Everything from the first line down to the line containing "import plotly.graph_objects as go" is to be retyped exactly, both ends included, with pictures left out.

----------

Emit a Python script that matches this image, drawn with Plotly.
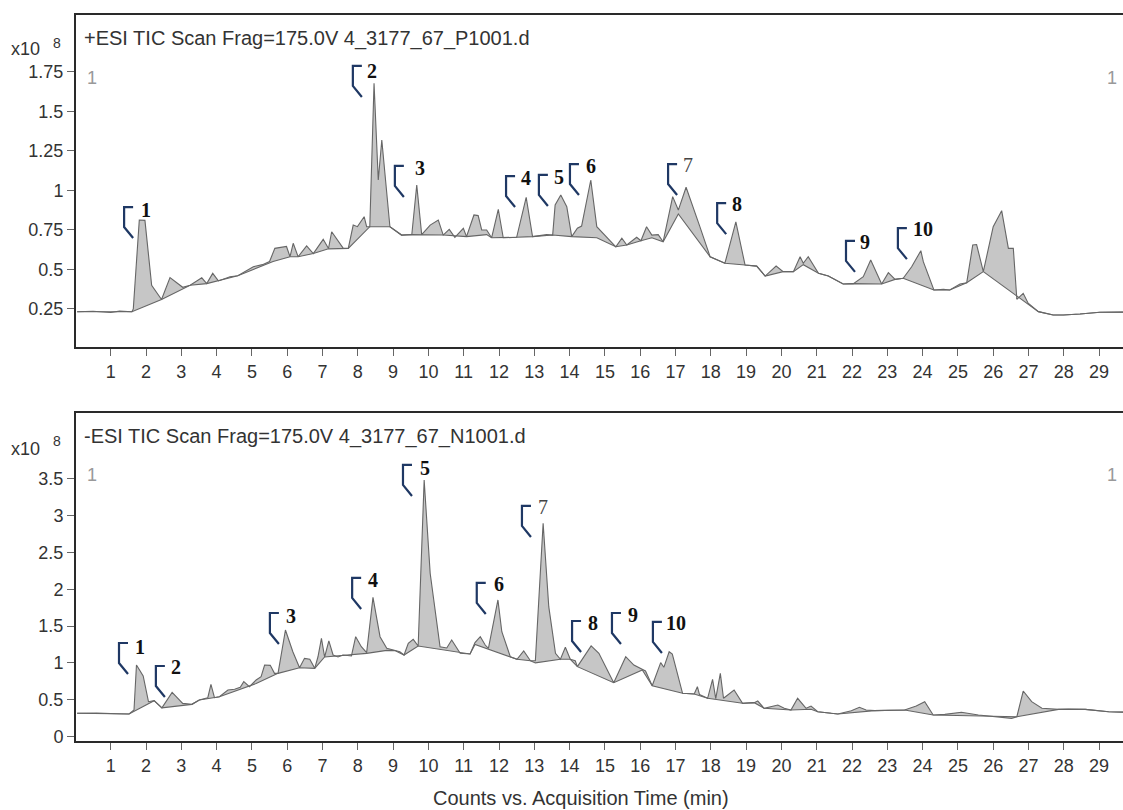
import plotly.graph_objects as go

# ---------------- data: +ESI TIC (top panel), values in x10^8 counts ----------------
pos_time = [0.05, 0.5, 1.0, 1.25, 1.6, 1.64, 1.81, 1.97, 2.16, 2.44, 2.68, 3.04, 3.25, 3.58, 3.72,
            3.89, 4.05, 4.38, 4.6, 5.04, 5.3, 5.5, 5.65, 5.86, 5.98, 6.08, 6.17, 6.31, 6.55, 6.74,
            7.02, 7.17, 7.26, 7.59, 7.73, 7.87, 7.99, 8.18, 8.25, 8.34, 8.46, 8.58, 8.68, 8.91,
            9.24, 9.53, 9.67, 9.81, 10.05, 10.28, 10.42, 10.59, 10.75, 10.99, 11.08, 11.29, 11.41,
            11.51, 11.65, 11.79, 11.98, 12.12, 12.50, 12.77, 12.95, 13.35, 13.52, 13.59, 13.75,
            13.92, 14.06, 14.22, 14.34, 14.60, 14.77, 15.31, 15.48, 15.62, 15.90, 16.02, 16.18,
            16.33, 16.51, 16.65, 16.92, 17.08, 17.30, 17.69, 17.98, 18.40, 18.71, 18.97, 19.30,
            19.54, 19.85, 20.05, 20.34, 20.53, 20.62, 20.76, 21.05, 21.33, 21.75, 22.04, 22.32,
            22.53, 22.84, 23.03, 23.22, 23.45, 23.69, 23.95, 24.02, 24.32, 24.59, 24.77, 25.06,
            25.25, 25.42, 25.53, 25.72, 26.00, 26.24, 26.43, 26.57, 26.67, 26.85, 26.99, 27.28,
            27.70, 27.99, 28.46, 29.02, 29.68]
pos_signal = [0.232, 0.235, 0.228, 0.236, 0.232, 0.25, 0.812, 0.81, 0.40, 0.31, 0.448, 0.387, 0.40,
              0.447, 0.41, 0.475, 0.427, 0.454, 0.46, 0.517, 0.53, 0.55, 0.633, 0.643, 0.645, 0.58,
              0.665, 0.58, 0.648, 0.60, 0.69, 0.632, 0.738, 0.633, 0.633, 0.78, 0.77, 0.833, 0.77,
              0.77, 1.676, 1.065, 1.318, 0.77, 0.717, 0.72, 1.033, 0.72, 0.78, 0.812, 0.717, 0.753,
              0.703, 0.76, 0.707, 0.844, 0.84, 0.749, 0.749, 0.70, 0.88, 0.70, 0.703, 0.956, 0.707,
              0.72, 0.717, 0.907, 0.97, 0.896, 0.707, 0.76, 0.774, 1.065, 0.77, 0.643, 0.697, 0.654,
              0.703, 0.681, 0.77, 0.717, 0.72, 0.675, 0.96, 0.875, 1.019, 0.77, 0.58, 0.539, 0.80,
              0.528, 0.521, 0.458, 0.521, 0.486, 0.486, 0.58, 0.539, 0.58, 0.475, 0.458, 0.408, 0.41,
              0.454, 0.559, 0.408, 0.479, 0.437, 0.444, 0.517, 0.618, 0.549, 0.37, 0.374, 0.37,
              0.408, 0.416, 0.654, 0.657, 0.486, 0.77, 0.871, 0.633, 0.633, 0.311, 0.349, 0.286,
              0.233, 0.212, 0.212, 0.218, 0.229, 0.23]
pos_base_time = [0.05, 1.6, 2.44, 3.04, 3.25, 3.72, 4.05, 4.6, 5.04, 5.6, 6.08, 6.31, 6.74, 7.17,
                 7.73, 8.34, 8.91, 9.24, 9.53, 9.81, 10.42, 11.08, 11.65, 11.79, 12.12, 12.50,
                 12.95, 13.52, 14.06, 14.77, 15.31, 15.62, 16.02, 16.33, 16.65, 17.08, 17.98, 18.40,
                 18.97, 19.30, 19.54, 20.05, 20.34, 20.62, 21.05, 21.33, 21.75, 22.04, 22.84, 23.22,
                 23.45, 24.32, 24.77, 25.25, 25.72, 26.85, 27.28, 27.70, 27.99, 28.46, 29.02, 29.68]
pos_base = [0.232, 0.232, 0.31, 0.375, 0.40, 0.41, 0.427, 0.46, 0.50, 0.55, 0.58, 0.58, 0.60, 0.63,
            0.633, 0.77, 0.77, 0.717, 0.72, 0.72, 0.717, 0.707, 0.72, 0.70, 0.70, 0.703, 0.707,
            0.717, 0.707, 0.70, 0.643, 0.654, 0.681, 0.70, 0.675, 0.85, 0.58, 0.539, 0.528, 0.521,
            0.458, 0.486, 0.486, 0.53, 0.475, 0.458, 0.408, 0.41, 0.408, 0.437, 0.444, 0.37, 0.37,
            0.416, 0.486, 0.30, 0.233, 0.212, 0.212, 0.218, 0.229, 0.23]

# ---------------- data: -ESI TIC (bottom panel), values in x10^8 counts ----------------
neg_time = [0.05, 0.6, 1.2, 1.52, 1.66, 1.73, 1.92, 2.07, 2.23, 2.45, 2.74, 3.04, 3.30, 3.51, 3.75,
            3.84, 3.94, 4.08, 4.32, 4.51, 4.67, 4.77, 4.93, 5.12, 5.26, 5.36, 5.52, 5.64, 5.74,
            5.95, 6.16, 6.35, 6.49, 6.64, 6.78, 6.87, 6.97, 7.06, 7.18, 7.30, 7.44, 7.58, 7.82,
            7.94, 8.10, 8.20, 8.25, 8.43, 8.63, 8.82, 9.05, 9.19, 9.31, 9.43, 9.57, 9.71, 9.88,
            10.05, 10.33, 10.52, 10.66, 10.90, 11.18, 11.32, 11.47, 11.61, 11.70, 11.97, 12.08,
            12.32, 12.51, 12.70, 12.89, 13.03, 13.25, 13.41, 13.60, 13.74, 13.88, 14.02, 14.16,
            14.22, 14.61, 14.83, 15.25, 15.59, 15.82, 16.06, 16.15, 16.34, 16.58, 16.67, 16.82,
            16.91, 17.20, 17.53, 17.62, 17.68, 17.91, 18.05, 18.14, 18.27, 18.36, 18.66, 18.90,
            19.23, 19.33, 19.51, 19.90, 20.08, 20.27, 20.46, 20.70, 20.84, 21.03, 21.41, 21.60,
            21.98, 22.21, 22.40, 22.64, 23.49, 23.82, 24.06, 24.30, 24.63, 25.10, 25.58, 26.05,
            26.52, 26.67, 26.85, 27.09, 27.38, 27.85, 28.13, 28.61, 29.27, 29.73]
neg_signal = [0.315, 0.318, 0.31, 0.306, 0.36, 0.971, 0.822, 0.473, 0.487, 0.39, 0.60, 0.45, 0.437,
              0.496, 0.527, 0.709, 0.527, 0.54, 0.632, 0.641, 0.668, 0.745, 0.677, 0.768, 0.813,
              0.971, 0.967, 0.858, 0.858, 1.447, 1.152, 0.935, 1.062, 1.05, 0.926, 1.08, 1.334,
              1.08, 1.30, 1.107, 1.08, 1.107, 1.094, 1.356, 1.22, 1.175, 1.14, 1.891, 1.356, 1.198,
              1.167, 1.152, 1.107, 1.266, 1.32, 1.23, 3.485, 2.217, 1.22, 1.203, 1.311, 1.13, 1.121,
              1.275, 1.356, 1.243, 1.198, 1.855, 1.424, 1.084, 1.049, 1.162, 1.03, 1.03, 2.897,
              1.764, 1.13, 1.049, 1.212, 1.049, 1.03, 0.949, 1.23, 1.13, 0.731, 1.084, 0.971, 0.904,
              0.89, 0.69, 1.003, 0.94, 1.152, 1.12, 0.587, 0.577, 0.677, 0.57, 0.519, 0.777, 0.515,
              0.858, 0.52, 0.632, 0.451, 0.46, 0.482, 0.383, 0.428, 0.383, 0.36, 0.519, 0.383, 0.414,
              0.337, 0.315, 0.306, 0.351, 0.397, 0.36, 0.351, 0.36, 0.414, 0.473, 0.292, 0.301,
              0.329, 0.292, 0.269, 0.247, 0.269, 0.618, 0.473, 0.383, 0.369, 0.373, 0.369, 0.337,
              0.33]
neg_base_time = [0.05, 1.52, 2.23, 2.45, 3.30, 3.51, 4.08, 4.67, 5.12, 5.74, 6.35, 6.78, 7.06, 8.25,
                 8.82, 9.05, 9.31, 9.71, 10.52, 11.18, 11.32, 12.32, 12.51, 12.89, 13.03, 13.74,
                 14.02, 14.22, 15.25, 16.06, 16.34, 17.20, 17.53, 17.91, 18.90, 19.23, 19.51,
                 20.27, 20.84, 21.03, 21.60, 22.64, 23.49, 24.30, 26.67, 27.85, 28.61, 29.27, 29.73]
neg_base = [0.315, 0.306, 0.487, 0.39, 0.437, 0.496, 0.54, 0.64, 0.72, 0.858, 0.935, 0.926, 1.08,
            1.13, 1.17, 1.167, 1.107, 1.23, 1.17, 1.121, 1.25, 1.084, 1.049, 1.03, 1.0, 1.049, 1.049,
            0.949, 0.731, 0.904, 0.69, 0.587, 0.577, 0.519, 0.451, 0.46, 0.383, 0.36, 0.37, 0.337,
            0.306, 0.351, 0.36, 0.292, 0.269, 0.369, 0.369, 0.337, 0.33]

# ---------------- tick labels ----------------
x_ticks = list(range(1, 30))
pos_y_ticks = [0.25, 0.5, 0.75, 1, 1.25, 1.5, 1.75]
pos_y_text = ["0.25", "0.5", "0.75", "1", "1.25", "1.5", "1.75"]
neg_y_ticks = [0, 0.5, 1, 1.5, 2, 2.5, 3, 3.5]
neg_y_text = ["0", "0.5", "1", "1.5", "2", "2.5", "3", "3.5"]

# ---------------- peak labels ----------------
peak_names = ["1", "2", "3", "4", "5", "6", "7", "8", "9", "10"]
pos_num_x = [2.0, 8.40, 9.76, 12.77, 13.70, 14.61, 17.35, 18.74, 22.37, 24.01]
pos_num_y = [0.875, 1.754, 1.141, 1.078, 1.084, 1.153, 1.160, 0.913, 0.673, 0.755]
pos_br_x = [1.38, 7.86, 9.05, 12.20, 13.13, 14.01, 16.79, 18.18, 21.83, 23.30]
pos_br_y = [0.894, 1.786, 1.154, 1.090, 1.097, 1.166, 1.166, 0.919, 0.680, 0.761]
neg_num_x = [1.83, 2.85, 6.11, 8.43, 9.90, 11.99, 13.25, 14.66, 15.80, 17.01]
neg_num_y = [1.216, 0.944, 1.637, 2.126, 3.648, 2.072, 3.118, 1.542, 1.651, 1.542]
neg_br_x = [1.235, 2.28, 5.51, 7.84, 9.28, 11.37, 12.65, 14.07, 15.20, 16.36]
neg_br_y = [1.270, 0.958, 1.678, 2.154, 3.689, 2.086, 3.132, 1.569, 1.678, 1.556]

SANS = "Liberation Sans, Arial, sans-serif"
SERIF = "Liberation Serif, Times New Roman, serif"
LINE = "#666666"
FILL = "#c6c6c6"
BRACKET = "#1f3864"

fig = go.Figure()
panels = [
    ("x", "y", pos_base_time, pos_base, pos_time, pos_signal),
    ("x2", "y2", neg_base_time, neg_base, neg_time, neg_signal),
]
for xa, ya, bt, bv, st, sv in panels:
    fig.add_trace(go.Scatter(x=bt, y=bv, mode="lines", xaxis=xa, yaxis=ya,
                             line=dict(color=LINE, width=1.1), hoverinfo="skip"))
    fig.add_trace(go.Scatter(x=st, y=sv, mode="lines", xaxis=xa, yaxis=ya, fill="tonexty",
                             fillcolor=FILL, line=dict(color=LINE, width=1.1)))

axis_common = dict(showline=True, linecolor="#2a2a2a", linewidth=2, ticks="outside",
                   ticklen=7, tickwidth=1, tickcolor="#666", showgrid=False, zeroline=False,
                   automargin=False,
                   tickfont=dict(family=SANS, size=18, color="#333"))
x_range = [0.017, 29.677]
fig.update_layout(
    width=1123, height=810,
    margin=dict(l=76, r=0, t=15, b=69, autoexpand=False),
    paper_bgcolor="white", plot_bgcolor="white", showlegend=False,
    xaxis=dict(domain=[0, 1], anchor="y", range=x_range, tickvals=x_ticks, mirror=True,
               **axis_common),
    yaxis=dict(domain=[0.5427, 1], anchor="x", range=[0.0095, 2.108], tickvals=pos_y_ticks,
               ticktext=pos_y_text, **axis_common),
    xaxis2=dict(domain=[0, 1], anchor="y2", range=x_range, tickvals=x_ticks, mirror=True,
                **axis_common),
    yaxis2=dict(domain=[0, 0.4518], anchor="x2", range=[-0.061, 4.395], tickvals=neg_y_ticks,
                ticktext=neg_y_text, **axis_common),
)

annotations = []
shapes = []
bracket_path = "M 9,0 L 0,0 L 0,-20 L 9,-31"
for xa, ya, nx, ny, bx, by in [("x", "y", pos_num_x, pos_num_y, pos_br_x, pos_br_y),
                               ("x2", "y2", neg_num_x, neg_num_y, neg_br_x, neg_br_y)]:
    for name, x, y, b1, b2 in zip(peak_names, nx, ny, bx, by):
        bold = name != "7"
        annotations.append(dict(x=x, y=y, xref=xa, yref=ya, text=f"<b>{name}</b>" if bold else name,
                                showarrow=False, xanchor="center", yanchor="middle",
                                font=dict(family=SERIF, size=20, color="#111" if bold else "#444")))
        shapes.append(dict(type="path", xref=xa, yref=ya, xsizemode="pixel", ysizemode="pixel",
                           xanchor=b1, yanchor=b2, path=bracket_path,
                           line=dict(color=BRACKET, width=2.2)))

# panel headers and multiplier labels
for ya, title, ymul, ysup in [("y", "+ESI TIC Scan Frag=175.0V 4_3177_67_P1001.d", 0.953, 0.962),
                              ("y2", "-ESI TIC Scan Frag=175.0V 4_3177_67_N1001.d", 0.4018, 0.4134)]:
    annotations.append(dict(x=0.006, y=0.928, xref="paper", yref=f"{ya} domain", text=title,
                            showarrow=False, xanchor="left", yanchor="middle",
                            font=dict(family=SANS, size=20, color="#333")))
    annotations.append(dict(x=0.009, y=0.81, xref="paper", yref=f"{ya} domain", text="1",
                            showarrow=False, xanchor="left", yanchor="middle",
                            font=dict(family=SANS, size=18, color="#999")))
    annotations.append(dict(x=0.996, y=0.81, xref="paper", yref=f"{ya} domain", text="1",
                            showarrow=False, xanchor="right", yanchor="middle",
                            font=dict(family=SANS, size=18, color="#999")))
    annotations.append(dict(x=-0.0640, y=ymul, xref="paper", yref="paper", text="x10",
                            showarrow=False, xanchor="left", yanchor="middle",
                            font=dict(family=SANS, size=18, color="#333")))
    annotations.append(dict(x=-0.0185, y=ysup, xref="paper", yref="paper", text="8",
                            showarrow=False, xanchor="center", yanchor="middle",
                            font=dict(family=SANS, size=14, color="#333")))

annotations.append(dict(x=(581 - 76) / 1047, y=-0.078, xref="paper", yref="paper",
                        text="Counts vs. Acquisition Time (min)", showarrow=False,
                        xanchor="center", yanchor="middle",
                        font=dict(family=SANS, size=20, color="#333")))

fig.update_layout(annotations=annotations, shapes=shapes)
fig.write_html("out.html", config={"displayModeBar": False},
               post_script="document.body.style.margin='0px';document.body.style.overflow='hidden';")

----------

- [FULL SOLUTION]:
Emit a Python script that matches this image, drawn with Plotly.
import plotly.graph_objects as go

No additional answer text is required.